__TASK OBJECTIVE__
Exactly repeat the material, dropping only the pictures.

__PROVIDED DATA__
┌────────

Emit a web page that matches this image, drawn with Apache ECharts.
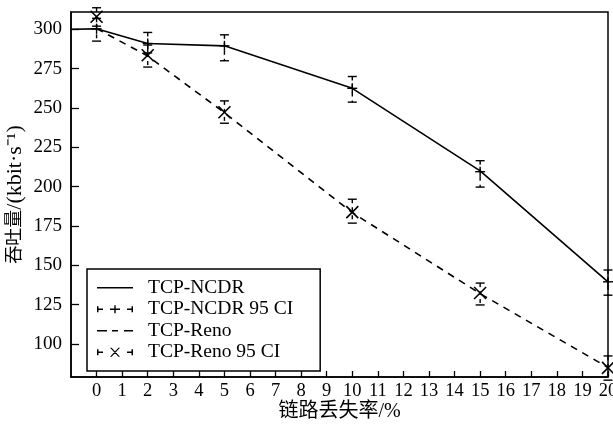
<!DOCTYPE html>
<html>
<head>
<meta charset="utf-8">
<script src="https://cdn.jsdelivr.net/npm/echarts@6/dist/echarts.min.js"></script>
<style>
  html, body { margin: 0; padding: 0; background: #fff; }
  #chart { width: 613px; height: 426px; }
</style>
</head>
<body>
<div id="chart"></div>
<script>
// 链路丢失率 (%)
const lossRate = [0, 2, 5, 10, 15, 20];
// TCP-NCDR 曲线 (从左边框开始)
const ncdrLineX = [-1, 0, 2, 5, 10, 15, 20];
const ncdrLineY = [300, 300.3, 291, 289.5, 262.5, 210, 139.5];
// TCP-NCDR 95 CI
const ncdrMid = [300.3, 291, 289.5, 262.5, 209.5, 139.5];
const ncdrLow = [292.5, 285, 280, 253.7, 199.7, 131];
const ncdrHigh = [307, 298, 296.5, 270, 216.5, 147];
// TCP-Reno 曲线
const renoLineY = [300.5, 283, 247, 183.5, 132, 85];
// TCP-Reno 95 CI
const renoMid = [308, 283.5, 247.3, 183.8, 132.4, 84.8];
const renoLow = [302, 276, 240.3, 176.8, 124.8, 77];
const renoHigh = [313.7, 290, 254.5, 192, 138.7, 92.4];
// 刻度
const xTicks = [0, 1, 2, 3, 4, 5, 6, 7, 8, 9, 10, 11, 12, 13, 14, 15, 16, 17, 18, 19, 20];
const yTicks = [100, 125, 150, 175, 200, 225, 250, 275, 300];

const serif = '"Liberation Serif", "Times New Roman", "Noto Sans CJK SC", serif';
const ink = { stroke: '#000', lineWidth: 1.4 };

// 误差棒: 上下帽 + 虚线竖线 + 中心标记
function ciRenderer(mark) {
  return function (params, api) {
    const x = api.value(0);
    const pm = api.coord([x, api.value(1)]);
    const pl = api.coord([x, api.value(2)]);
    const ph = api.coord([x, api.value(3)]);
    const cap = 4.5;
    const kids = [
      { type: 'line', shape: { x1: ph[0] - cap, y1: ph[1], x2: ph[0] + cap, y2: ph[1] }, style: ink },
      { type: 'line', shape: { x1: pl[0] - cap, y1: pl[1], x2: pl[0] + cap, y2: pl[1] }, style: ink },
      { type: 'line', shape: { x1: ph[0], y1: ph[1], x2: pl[0], y2: pl[1] },
        style: Object.assign({ lineDash: [4, 4] }, ink) }
    ];
    if (mark === 'plus') {
      const s = 5;
      kids.push({ type: 'line', shape: { x1: pm[0] - s, y1: pm[1], x2: pm[0] + s, y2: pm[1] }, style: ink });
      kids.push({ type: 'line', shape: { x1: pm[0], y1: pm[1] - s, x2: pm[0], y2: pm[1] + s }, style: ink });
    } else {
      const s = 6;
      kids.push({ type: 'line', shape: { x1: pm[0] - s, y1: pm[1] - s, x2: pm[0] + s, y2: pm[1] + s }, style: { stroke: '#000', lineWidth: 1.6 } });
      kids.push({ type: 'line', shape: { x1: pm[0] - s, y1: pm[1] + s, x2: pm[0] + s, y2: pm[1] - s }, style: { stroke: '#000', lineWidth: 1.6 } });
    }
    return { type: 'group', children: kids };
  };
}

const box = 'M0,0M36,12';
const icons = {
  solid: 'path://' + box + 'M0,5.2H36V6.8H0Z',
  dashed: 'path://' + box + 'M0,5.2H10V6.8H0ZM15,5.2H21V6.8H15ZM27,5.2H36V6.8H27Z',
  ncdrCi: 'path://' + box + 'M0,3H1.5V9H0ZM0,5.3H6V6.7H0ZM34.5,3H36V9H34.5ZM30,5.3H36V6.7H30Z' +
    'M17.3,2H18.7V10H17.3ZM13,5.3H23V6.7H13Z',
  renoCi: 'path://' + box + 'M0,3H1.5V9H0ZM0,5.3H6V6.7H0ZM34.5,3H36V9H34.5ZM30,5.3H36V6.7H30Z' +
    'M13,1.5L14.6,1.5L23,10.5L21.4,10.5ZM21.4,1.5L23,1.5L14.6,10.5L13,10.5Z'
};

const chart = echarts.init(document.getElementById('chart'));
chart.setOption({
  animation: false,
  grid: {
    left: 71, right: 5, top: 12, bottom: 49,
    containLabel: false,
    outerBoundsMode: 'none',
    show: true, borderColor: '#000', borderWidth: 1.5
  },
  legend: {
    orient: 'vertical',
    left: 87, top: 269,
    padding: [9, 27, 9, 10],
    borderColor: '#000', borderWidth: 1.5,
    backgroundColor: '#fff',
    itemWidth: 36, itemHeight: 12, itemGap: 2,
    textStyle: { color: '#000', fontFamily: serif, fontSize: 19.5, padding: [0, 0, 0, 10] },
    data: [
      { name: 'TCP-NCDR', icon: icons.solid },
      { name: 'TCP-NCDR 95 CI', icon: icons.ncdrCi },
      { name: 'TCP-Reno', icon: icons.dashed },
      { name: 'TCP-Reno 95 CI', icon: icons.renoCi }
    ]
  },
  xAxis: {
    type: 'value',
    min: -1, max: 20,
    name: '链路丢失率/%',
    nameLocation: 'middle', nameGap: 25,
    nameMoveOverlap: false,
    nameTextStyle: { color: '#000', fontFamily: serif, fontSize: 20 },
    axisLine: { onZero: false, lineStyle: { color: '#000', width: 1.5 } },
    axisTick: { inside: true, length: 6, customValues: xTicks, lineStyle: { color: '#000', width: 1.3 } },
    axisLabel: { customValues: xTicks, color: '#000', fontFamily: serif, fontSize: 18.5, margin: 5 },
    splitLine: { show: false }
  },
  yAxis: {
    type: 'value',
    min: 79, max: 311,
    name: '{c|吞吐量}{l|/(kbit·s⁻¹)}',
    nameLocation: 'middle', nameRotate: 90, nameGap: 45,
    nameMoveOverlap: false,
    nameTextStyle: {
      color: '#000', fontFamily: serif, fontSize: 19,
      rich: {
        c: { fontFamily: serif, fontSize: 18, color: '#000' },
        l: { fontFamily: serif, fontSize: 22, color: '#000' }
      }
    },
    axisLine: { show: true, onZero: false, lineStyle: { color: '#000', width: 1.5 } },
    axisTick: { show: true, inside: true, length: 8, customValues: yTicks, lineStyle: { color: '#000', width: 1.3 } },
    axisLabel: { customValues: yTicks, color: '#000', fontFamily: serif, fontSize: 19, margin: 9 },
    splitLine: { show: false }
  },
  series: [
    {
      name: 'TCP-NCDR',
      type: 'line',
      data: ncdrLineX.map((x, i) => [x, ncdrLineY[i]]),
      symbol: 'none',
      lineStyle: { color: '#000', width: 1.6 },
      itemStyle: { color: '#000' }
    },
    {
      name: 'TCP-NCDR 95 CI',
      type: 'custom',
      data: lossRate.map((x, i) => [x, ncdrMid[i], ncdrLow[i], ncdrHigh[i]]),
      encode: { x: 0, y: 1 },
      renderItem: ciRenderer('plus'),
      itemStyle: { color: '#000' },
      z: 3
    },
    {
      name: 'TCP-Reno',
      type: 'line',
      data: lossRate.map((x, i) => [x, renoLineY[i]]),
      symbol: 'none',
      lineStyle: { color: '#000', width: 1.6, type: [7, 6] },
      itemStyle: { color: '#000' }
    },
    {
      name: 'TCP-Reno 95 CI',
      type: 'custom',
      data: lossRate.map((x, i) => [x, renoMid[i], renoLow[i], renoHigh[i]]),
      encode: { x: 0, y: 1 },
      renderItem: ciRenderer('cross'),
      itemStyle: { color: '#000' },
      z: 3
    }
  ]
});
</script>
</body>
</html>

└────────

__EXPECTED ANSWER__
Emit a web page that matches this image, drawn with Apache ECharts.
<!DOCTYPE html>
<html>
<head>
<meta charset="utf-8">
<script src="https://cdn.jsdelivr.net/npm/echarts@6/dist/echarts.min.js"></script>
<style>
  html, body { margin: 0; padding: 0; background: #fff; }
  #chart { width: 613px; height: 426px; }
</style>
</head>
<body>
<div id="chart"></div>
<script>
// 链路丢失率 (%)
const lossRate = [0, 2, 5, 10, 15, 20];
// TCP-NCDR 曲线 (从左边框开始)
const ncdrLineX = [-1, 0, 2, 5, 10, 15, 20];
const ncdrLineY = [300, 300.3, 291, 289.5, 262.5, 210, 139.5];
// TCP-NCDR 95 CI
const ncdrMid = [300.3, 291, 289.5, 262.5, 209.5, 139.5];
const ncdrLow = [292.5, 285, 280, 253.7, 199.7, 131];
const ncdrHigh = [307, 298, 296.5, 270, 216.5, 147];
// TCP-Reno 曲线
const renoLineY = [300.5, 283, 247, 183.5, 132, 85];
// TCP-Reno 95 CI
const renoMid = [308, 283.5, 247.3, 183.8, 132.4, 84.8];
const renoLow = [302, 276, 240.3, 176.8, 124.8, 77];
const renoHigh = [313.7, 290, 254.5, 192, 138.7, 92.4];
// 刻度
const xTicks = [0, 1, 2, 3, 4, 5, 6, 7, 8, 9, 10, 11, 12, 13, 14, 15, 16, 17, 18, 19, 20];
const yTicks = [100, 125, 150, 175, 200, 225, 250, 275, 300];

const serif = '"Liberation Serif", "Times New Roman", "Noto Sans CJK SC", serif';
const ink = { stroke: '#000', lineWidth: 1.4 };

// 误差棒: 上下帽 + 虚线竖线 + 中心标记
function ciRenderer(mark) {
  return function (params, api) {
    const x = api.value(0);
    const pm = api.coord([x, api.value(1)]);
    const pl = api.coord([x, api.value(2)]);
    const ph = api.coord([x, api.value(3)]);
    const cap = 4.5;
    const kids = [
      { type: 'line', shape: { x1: ph[0] - cap, y1: ph[1], x2: ph[0] + cap, y2: ph[1] }, style: ink },
      { type: 'line', shape: { x1: pl[0] - cap, y1: pl[1], x2: pl[0] + cap, y2: pl[1] }, style: ink },
      { type: 'line', shape: { x1: ph[0], y1: ph[1], x2: pl[0], y2: pl[1] },
        style: Object.assign({ lineDash: [4, 4] }, ink) }
    ];
    if (mark === 'plus') {
      const s = 5;
      kids.push({ type: 'line', shape: { x1: pm[0] - s, y1: pm[1], x2: pm[0] + s, y2: pm[1] }, style: ink });
      kids.push({ type: 'line', shape: { x1: pm[0], y1: pm[1] - s, x2: pm[0], y2: pm[1] + s }, style: ink });
    } else {
      const s = 6;
      kids.push({ type: 'line', shape: { x1: pm[0] - s, y1: pm[1] - s, x2: pm[0] + s, y2: pm[1] + s }, style: { stroke: '#000', lineWidth: 1.6 } });
      kids.push({ type: 'line', shape: { x1: pm[0] - s, y1: pm[1] + s, x2: pm[0] + s, y2: pm[1] - s }, style: { stroke: '#000', lineWidth: 1.6 } });
    }
    return { type: 'group', children: kids };
  };
}

const box = 'M0,0M36,12';
const icons = {
  solid: 'path://' + box + 'M0,5.2H36V6.8H0Z',
  dashed: 'path://' + box + 'M0,5.2H10V6.8H0ZM15,5.2H21V6.8H15ZM27,5.2H36V6.8H27Z',
  ncdrCi: 'path://' + box + 'M0,3H1.5V9H0ZM0,5.3H6V6.7H0ZM34.5,3H36V9H34.5ZM30,5.3H36V6.7H30Z' +
    'M17.3,2H18.7V10H17.3ZM13,5.3H23V6.7H13Z',
  renoCi: 'path://' + box + 'M0,3H1.5V9H0ZM0,5.3H6V6.7H0ZM34.5,3H36V9H34.5ZM30,5.3H36V6.7H30Z' +
    'M13,1.5L14.6,1.5L23,10.5L21.4,10.5ZM21.4,1.5L23,1.5L14.6,10.5L13,10.5Z'
};

const chart = echarts.init(document.getElementById('chart'));
chart.setOption({
  animation: false,
  grid: {
    left: 71, right: 5, top: 12, bottom: 49,
    containLabel: false,
    outerBoundsMode: 'none',
    show: true, borderColor: '#000', borderWidth: 1.5
  },
  legend: {
    orient: 'vertical',
    left: 87, top: 269,
    padding: [9, 27, 9, 10],
    borderColor: '#000', borderWidth: 1.5,
    backgroundColor: '#fff',
    itemWidth: 36, itemHeight: 12, itemGap: 2,
    textStyle: { color: '#000', fontFamily: serif, fontSize: 19.5, padding: [0, 0, 0, 10] },
    data: [
      { name: 'TCP-NCDR', icon: icons.solid },
      { name: 'TCP-NCDR 95 CI', icon: icons.ncdrCi },
      { name: 'TCP-Reno', icon: icons.dashed },
      { name: 'TCP-Reno 95 CI', icon: icons.renoCi }
    ]
  },
  xAxis: {
    type: 'value',
    min: -1, max: 20,
    name: '链路丢失率/%',
    nameLocation: 'middle', nameGap: 25,
    nameMoveOverlap: false,
    nameTextStyle: { color: '#000', fontFamily: serif, fontSize: 20 },
    axisLine: { onZero: false, lineStyle: { color: '#000', width: 1.5 } },
    axisTick: { inside: true, length: 6, customValues: xTicks, lineStyle: { color: '#000', width: 1.3 } },
    axisLabel: { customValues: xTicks, color: '#000', fontFamily: serif, fontSize: 18.5, margin: 5 },
    splitLine: { show: false }
  },
  yAxis: {
    type: 'value',
    min: 79, max: 311,
    name: '{c|吞吐量}{l|/(kbit·s⁻¹)}',
    nameLocation: 'middle', nameRotate: 90, nameGap: 45,
    nameMoveOverlap: false,
    nameTextStyle: {
      color: '#000', fontFamily: serif, fontSize: 19,
      rich: {
        c: { fontFamily: serif, fontSize: 18, color: '#000' },
        l: { fontFamily: serif, fontSize: 22, color: '#000' }
      }
    },
    axisLine: { show: true, onZero: false, lineStyle: { color: '#000', width: 1.5 } },
    axisTick: { show: true, inside: true, length: 8, customValues: yTicks, lineStyle: { color: '#000', width: 1.3 } },
    axisLabel: { customValues: yTicks, color: '#000', fontFamily: serif, fontSize: 19, margin: 9 },
    splitLine: { show: false }
  },
  series: [
    {
      name: 'TCP-NCDR',
      type: 'line',
      data: ncdrLineX.map((x, i) => [x, ncdrLineY[i]]),
      symbol: 'none',
      lineStyle: { color: '#000', width: 1.6 },
      itemStyle: { color: '#000' }
    },
    {
      name: 'TCP-NCDR 95 CI',
      type: 'custom',
      data: lossRate.map((x, i) => [x, ncdrMid[i], ncdrLow[i], ncdrHigh[i]]),
      encode: { x: 0, y: 1 },
      renderItem: ciRenderer('plus'),
      itemStyle: { color: '#000' },
      z: 3
    },
    {
      name: 'TCP-Reno',
      type: 'line',
      data: lossRate.map((x, i) => [x, renoLineY[i]]),
      symbol: 'none',
      lineStyle: { color: '#000', width: 1.6, type: [7, 6] },
      itemStyle: { color: '#000' }
    },
    {
      name: 'TCP-Reno 95 CI',
      type: 'custom',
      data: lossRate.map((x, i) => [x, renoMid[i], renoLow[i], renoHigh[i]]),
      encode: { x: 0, y: 1 },
      renderItem: ciRenderer('cross'),
      itemStyle: { color: '#000' },
      z: 3
    }
  ]
});
</script>
</body>
</html>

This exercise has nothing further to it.